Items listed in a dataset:
::::::::::

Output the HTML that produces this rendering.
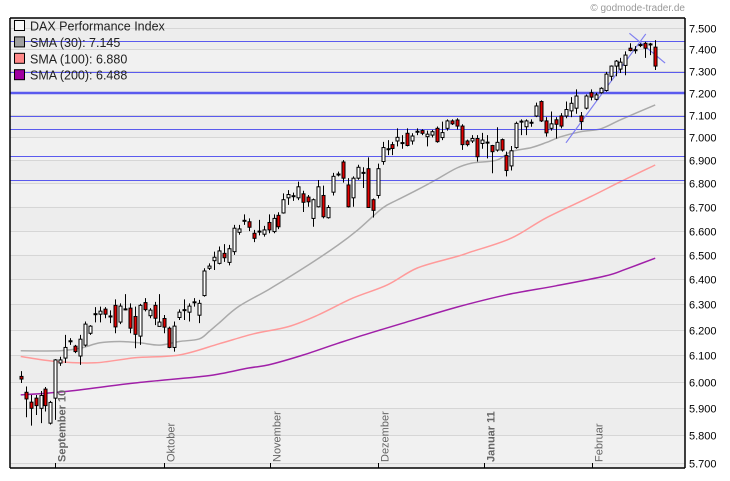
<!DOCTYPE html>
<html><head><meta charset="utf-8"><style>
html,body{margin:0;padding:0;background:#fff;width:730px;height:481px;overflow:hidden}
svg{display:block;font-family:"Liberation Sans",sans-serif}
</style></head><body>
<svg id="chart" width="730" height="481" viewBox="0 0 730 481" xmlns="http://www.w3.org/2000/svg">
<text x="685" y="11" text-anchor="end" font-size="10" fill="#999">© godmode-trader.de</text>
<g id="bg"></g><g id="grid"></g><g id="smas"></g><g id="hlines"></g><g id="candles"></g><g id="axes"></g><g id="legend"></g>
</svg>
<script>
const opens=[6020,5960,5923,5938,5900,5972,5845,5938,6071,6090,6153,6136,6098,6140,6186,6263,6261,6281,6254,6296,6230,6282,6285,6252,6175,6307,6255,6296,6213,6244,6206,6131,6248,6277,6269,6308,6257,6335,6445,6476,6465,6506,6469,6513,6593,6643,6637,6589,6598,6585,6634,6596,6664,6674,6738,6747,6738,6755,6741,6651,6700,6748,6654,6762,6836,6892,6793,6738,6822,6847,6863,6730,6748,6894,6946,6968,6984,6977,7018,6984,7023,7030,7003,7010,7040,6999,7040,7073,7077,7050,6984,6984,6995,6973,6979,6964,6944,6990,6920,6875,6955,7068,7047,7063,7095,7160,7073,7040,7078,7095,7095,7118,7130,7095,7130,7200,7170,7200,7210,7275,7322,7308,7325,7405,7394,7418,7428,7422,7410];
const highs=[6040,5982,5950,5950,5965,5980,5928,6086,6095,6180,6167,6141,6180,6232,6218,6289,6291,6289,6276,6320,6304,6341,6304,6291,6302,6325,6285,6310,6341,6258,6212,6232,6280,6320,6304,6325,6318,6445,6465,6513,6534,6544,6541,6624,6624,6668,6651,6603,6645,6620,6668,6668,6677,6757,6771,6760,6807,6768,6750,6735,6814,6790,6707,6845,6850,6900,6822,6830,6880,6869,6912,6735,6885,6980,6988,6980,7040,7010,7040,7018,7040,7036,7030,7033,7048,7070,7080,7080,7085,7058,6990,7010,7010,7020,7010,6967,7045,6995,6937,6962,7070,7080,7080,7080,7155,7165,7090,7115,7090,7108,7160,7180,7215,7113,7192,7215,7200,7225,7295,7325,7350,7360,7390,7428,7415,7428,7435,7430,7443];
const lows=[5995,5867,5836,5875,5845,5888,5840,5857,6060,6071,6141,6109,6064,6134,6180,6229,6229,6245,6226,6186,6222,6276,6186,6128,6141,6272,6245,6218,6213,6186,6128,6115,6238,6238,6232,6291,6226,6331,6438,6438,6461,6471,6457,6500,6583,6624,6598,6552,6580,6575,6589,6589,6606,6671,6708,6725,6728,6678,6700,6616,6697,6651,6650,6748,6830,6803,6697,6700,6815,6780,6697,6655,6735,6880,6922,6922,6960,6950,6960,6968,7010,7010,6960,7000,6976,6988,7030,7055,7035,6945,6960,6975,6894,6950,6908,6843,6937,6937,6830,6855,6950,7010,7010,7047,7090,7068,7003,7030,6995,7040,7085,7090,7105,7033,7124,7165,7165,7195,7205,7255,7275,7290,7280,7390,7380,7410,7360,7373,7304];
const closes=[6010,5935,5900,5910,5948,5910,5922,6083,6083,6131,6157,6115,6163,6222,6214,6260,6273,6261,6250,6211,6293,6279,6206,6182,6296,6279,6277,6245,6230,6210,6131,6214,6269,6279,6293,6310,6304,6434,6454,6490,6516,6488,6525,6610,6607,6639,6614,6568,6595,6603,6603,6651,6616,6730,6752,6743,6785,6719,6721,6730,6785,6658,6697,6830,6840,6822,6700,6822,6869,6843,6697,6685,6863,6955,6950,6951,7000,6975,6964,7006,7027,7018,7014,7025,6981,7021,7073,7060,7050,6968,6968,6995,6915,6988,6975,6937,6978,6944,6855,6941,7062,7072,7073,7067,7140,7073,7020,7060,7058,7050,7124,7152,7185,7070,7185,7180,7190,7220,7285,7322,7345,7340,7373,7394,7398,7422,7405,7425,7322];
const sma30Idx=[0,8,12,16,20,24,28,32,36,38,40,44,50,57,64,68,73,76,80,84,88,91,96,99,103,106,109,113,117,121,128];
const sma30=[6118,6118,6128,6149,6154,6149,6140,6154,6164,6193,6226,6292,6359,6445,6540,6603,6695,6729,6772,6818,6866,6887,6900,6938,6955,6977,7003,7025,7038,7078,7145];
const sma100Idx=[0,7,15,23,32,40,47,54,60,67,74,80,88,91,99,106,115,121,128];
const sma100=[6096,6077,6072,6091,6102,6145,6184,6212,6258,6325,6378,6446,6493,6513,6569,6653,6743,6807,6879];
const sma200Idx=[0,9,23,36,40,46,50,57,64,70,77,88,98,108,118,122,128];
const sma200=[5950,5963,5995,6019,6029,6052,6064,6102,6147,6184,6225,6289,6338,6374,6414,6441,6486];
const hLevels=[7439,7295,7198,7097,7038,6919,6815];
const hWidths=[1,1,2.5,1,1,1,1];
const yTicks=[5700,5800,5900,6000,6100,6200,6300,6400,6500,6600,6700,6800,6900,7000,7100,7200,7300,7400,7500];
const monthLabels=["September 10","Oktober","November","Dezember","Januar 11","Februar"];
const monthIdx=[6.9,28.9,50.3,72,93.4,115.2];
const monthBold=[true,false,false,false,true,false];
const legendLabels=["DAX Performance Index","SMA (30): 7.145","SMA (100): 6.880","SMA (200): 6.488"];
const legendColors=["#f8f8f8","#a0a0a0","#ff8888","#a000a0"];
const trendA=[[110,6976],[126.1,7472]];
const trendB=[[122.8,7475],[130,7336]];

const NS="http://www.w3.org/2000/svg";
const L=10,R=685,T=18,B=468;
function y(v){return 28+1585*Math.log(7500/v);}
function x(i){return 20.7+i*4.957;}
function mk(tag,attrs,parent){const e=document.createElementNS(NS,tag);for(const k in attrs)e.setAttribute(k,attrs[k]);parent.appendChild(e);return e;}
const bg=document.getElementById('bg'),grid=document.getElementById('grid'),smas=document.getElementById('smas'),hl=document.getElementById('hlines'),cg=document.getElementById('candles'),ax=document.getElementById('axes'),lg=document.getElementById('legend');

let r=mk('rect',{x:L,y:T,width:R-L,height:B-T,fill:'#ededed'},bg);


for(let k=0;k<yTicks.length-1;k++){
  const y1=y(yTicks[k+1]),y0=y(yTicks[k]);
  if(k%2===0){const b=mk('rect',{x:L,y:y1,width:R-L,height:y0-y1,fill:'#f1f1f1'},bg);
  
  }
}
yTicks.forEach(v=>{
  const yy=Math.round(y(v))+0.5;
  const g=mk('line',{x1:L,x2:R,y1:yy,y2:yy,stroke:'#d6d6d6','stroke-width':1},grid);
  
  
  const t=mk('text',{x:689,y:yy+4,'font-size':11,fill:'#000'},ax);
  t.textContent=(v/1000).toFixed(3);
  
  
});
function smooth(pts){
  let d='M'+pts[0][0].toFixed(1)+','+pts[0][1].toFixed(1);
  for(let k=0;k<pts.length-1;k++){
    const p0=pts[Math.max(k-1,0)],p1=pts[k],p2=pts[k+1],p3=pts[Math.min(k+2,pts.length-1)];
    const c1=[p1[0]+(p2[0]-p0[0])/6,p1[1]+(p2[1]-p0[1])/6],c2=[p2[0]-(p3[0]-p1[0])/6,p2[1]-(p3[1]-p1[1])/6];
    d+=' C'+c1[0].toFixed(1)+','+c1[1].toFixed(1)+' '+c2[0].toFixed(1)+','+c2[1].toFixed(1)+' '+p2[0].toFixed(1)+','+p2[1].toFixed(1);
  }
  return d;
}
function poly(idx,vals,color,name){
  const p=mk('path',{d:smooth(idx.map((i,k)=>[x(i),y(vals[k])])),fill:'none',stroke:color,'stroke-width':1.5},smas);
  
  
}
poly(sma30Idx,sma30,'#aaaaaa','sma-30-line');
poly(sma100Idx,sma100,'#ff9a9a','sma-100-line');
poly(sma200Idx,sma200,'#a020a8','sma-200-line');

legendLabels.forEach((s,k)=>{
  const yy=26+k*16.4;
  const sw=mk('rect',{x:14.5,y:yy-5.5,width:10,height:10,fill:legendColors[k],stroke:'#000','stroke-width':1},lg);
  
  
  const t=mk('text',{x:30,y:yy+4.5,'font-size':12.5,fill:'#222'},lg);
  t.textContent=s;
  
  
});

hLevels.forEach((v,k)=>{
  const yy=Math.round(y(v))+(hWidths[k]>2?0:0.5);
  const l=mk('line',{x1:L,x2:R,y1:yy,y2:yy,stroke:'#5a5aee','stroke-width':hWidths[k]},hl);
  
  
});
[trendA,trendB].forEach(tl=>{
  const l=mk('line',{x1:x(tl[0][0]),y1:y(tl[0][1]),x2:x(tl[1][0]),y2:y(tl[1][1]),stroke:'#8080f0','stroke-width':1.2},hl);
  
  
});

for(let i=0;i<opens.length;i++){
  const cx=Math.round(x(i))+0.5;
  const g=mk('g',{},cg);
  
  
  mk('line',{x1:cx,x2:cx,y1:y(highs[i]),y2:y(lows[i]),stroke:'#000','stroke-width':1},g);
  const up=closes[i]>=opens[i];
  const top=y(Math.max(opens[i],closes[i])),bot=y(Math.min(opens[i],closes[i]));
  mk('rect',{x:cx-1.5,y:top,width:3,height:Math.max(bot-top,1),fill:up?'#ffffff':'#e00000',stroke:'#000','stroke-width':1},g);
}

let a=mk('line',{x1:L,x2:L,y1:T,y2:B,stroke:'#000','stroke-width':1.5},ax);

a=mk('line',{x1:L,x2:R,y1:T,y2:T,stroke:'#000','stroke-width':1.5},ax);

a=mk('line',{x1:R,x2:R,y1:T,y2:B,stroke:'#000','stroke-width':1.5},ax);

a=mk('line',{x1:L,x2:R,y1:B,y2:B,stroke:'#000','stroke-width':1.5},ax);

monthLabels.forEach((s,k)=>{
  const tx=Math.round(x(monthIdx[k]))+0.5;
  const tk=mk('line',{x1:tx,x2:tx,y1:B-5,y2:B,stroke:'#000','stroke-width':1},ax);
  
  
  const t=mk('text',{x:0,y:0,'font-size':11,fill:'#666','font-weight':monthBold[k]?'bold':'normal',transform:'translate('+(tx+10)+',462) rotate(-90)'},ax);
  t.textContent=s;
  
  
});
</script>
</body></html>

::::::::::

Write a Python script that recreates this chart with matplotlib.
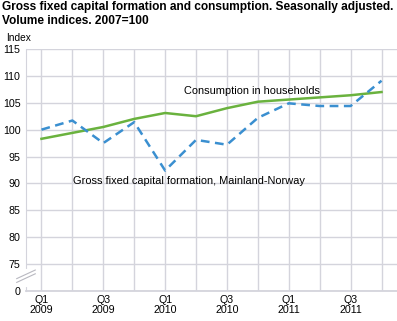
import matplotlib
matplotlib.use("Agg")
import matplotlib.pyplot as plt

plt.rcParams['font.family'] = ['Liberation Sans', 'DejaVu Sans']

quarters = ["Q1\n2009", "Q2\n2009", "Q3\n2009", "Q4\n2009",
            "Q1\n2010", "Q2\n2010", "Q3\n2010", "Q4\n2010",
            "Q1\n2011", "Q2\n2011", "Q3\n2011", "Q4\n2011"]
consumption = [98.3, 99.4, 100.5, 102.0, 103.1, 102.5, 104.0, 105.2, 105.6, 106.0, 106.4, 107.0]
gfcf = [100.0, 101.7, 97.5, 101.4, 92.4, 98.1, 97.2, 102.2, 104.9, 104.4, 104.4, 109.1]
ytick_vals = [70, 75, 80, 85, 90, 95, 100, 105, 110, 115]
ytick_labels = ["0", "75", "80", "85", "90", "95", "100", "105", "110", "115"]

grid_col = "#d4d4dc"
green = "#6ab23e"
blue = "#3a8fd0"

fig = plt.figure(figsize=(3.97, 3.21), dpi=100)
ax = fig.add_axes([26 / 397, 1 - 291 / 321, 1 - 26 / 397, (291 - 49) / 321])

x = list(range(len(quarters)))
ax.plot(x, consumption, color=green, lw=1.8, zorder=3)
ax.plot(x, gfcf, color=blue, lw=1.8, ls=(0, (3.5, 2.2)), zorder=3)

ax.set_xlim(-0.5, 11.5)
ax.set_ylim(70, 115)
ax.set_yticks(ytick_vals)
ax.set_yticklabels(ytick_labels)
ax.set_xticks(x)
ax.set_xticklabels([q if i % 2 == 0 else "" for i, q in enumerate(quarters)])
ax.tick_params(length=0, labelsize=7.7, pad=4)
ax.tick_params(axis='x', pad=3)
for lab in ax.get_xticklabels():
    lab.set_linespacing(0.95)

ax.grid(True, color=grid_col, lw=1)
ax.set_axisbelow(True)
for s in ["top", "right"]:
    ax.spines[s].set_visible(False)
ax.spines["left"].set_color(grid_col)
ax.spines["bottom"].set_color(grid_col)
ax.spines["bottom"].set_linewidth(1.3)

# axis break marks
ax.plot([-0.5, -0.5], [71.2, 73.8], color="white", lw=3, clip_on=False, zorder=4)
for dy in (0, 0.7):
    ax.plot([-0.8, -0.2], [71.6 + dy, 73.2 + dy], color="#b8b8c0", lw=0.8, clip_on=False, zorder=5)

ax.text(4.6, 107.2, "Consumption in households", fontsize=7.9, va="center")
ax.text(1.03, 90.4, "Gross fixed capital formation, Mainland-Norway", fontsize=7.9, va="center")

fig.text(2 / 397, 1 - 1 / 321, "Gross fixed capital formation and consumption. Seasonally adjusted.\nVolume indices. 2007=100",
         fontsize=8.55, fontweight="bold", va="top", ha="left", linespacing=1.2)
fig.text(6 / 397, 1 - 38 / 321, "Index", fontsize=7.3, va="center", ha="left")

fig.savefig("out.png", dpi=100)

::::::::::

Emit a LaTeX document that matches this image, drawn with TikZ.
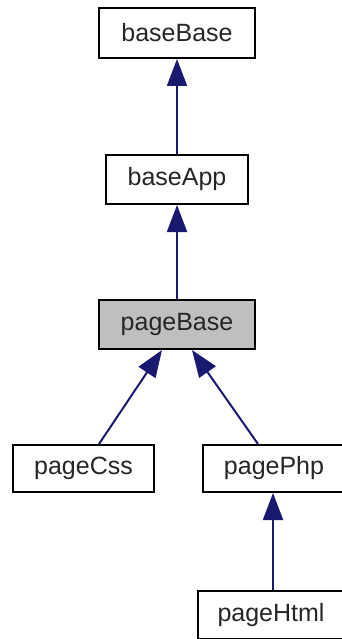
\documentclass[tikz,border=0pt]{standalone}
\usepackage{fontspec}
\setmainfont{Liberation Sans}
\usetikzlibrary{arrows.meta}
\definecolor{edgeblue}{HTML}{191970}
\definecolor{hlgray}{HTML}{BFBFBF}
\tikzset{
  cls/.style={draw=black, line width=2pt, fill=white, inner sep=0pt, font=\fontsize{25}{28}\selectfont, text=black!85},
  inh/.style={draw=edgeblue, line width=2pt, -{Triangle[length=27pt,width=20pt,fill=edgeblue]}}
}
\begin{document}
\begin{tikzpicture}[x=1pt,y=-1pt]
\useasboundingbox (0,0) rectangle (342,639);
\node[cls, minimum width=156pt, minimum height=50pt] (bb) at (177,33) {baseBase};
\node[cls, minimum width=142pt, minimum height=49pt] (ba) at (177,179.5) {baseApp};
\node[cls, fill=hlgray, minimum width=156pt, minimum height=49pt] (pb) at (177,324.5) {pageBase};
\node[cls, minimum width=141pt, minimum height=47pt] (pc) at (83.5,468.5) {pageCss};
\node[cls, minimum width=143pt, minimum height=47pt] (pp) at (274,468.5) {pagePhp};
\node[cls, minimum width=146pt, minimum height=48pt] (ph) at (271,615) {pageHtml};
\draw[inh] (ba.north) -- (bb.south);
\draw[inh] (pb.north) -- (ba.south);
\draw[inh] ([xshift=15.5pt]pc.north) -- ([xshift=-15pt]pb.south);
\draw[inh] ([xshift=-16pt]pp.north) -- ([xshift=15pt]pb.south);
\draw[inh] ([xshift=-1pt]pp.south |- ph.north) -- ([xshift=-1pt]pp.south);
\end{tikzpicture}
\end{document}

::::::::::

Take every line from the data that contains the word "with".

WRITTEN RESPONSE:
Write a Python script that recreates this chart with matplotlib.
Emit a LaTeX document that matches this image, drawn with TikZ.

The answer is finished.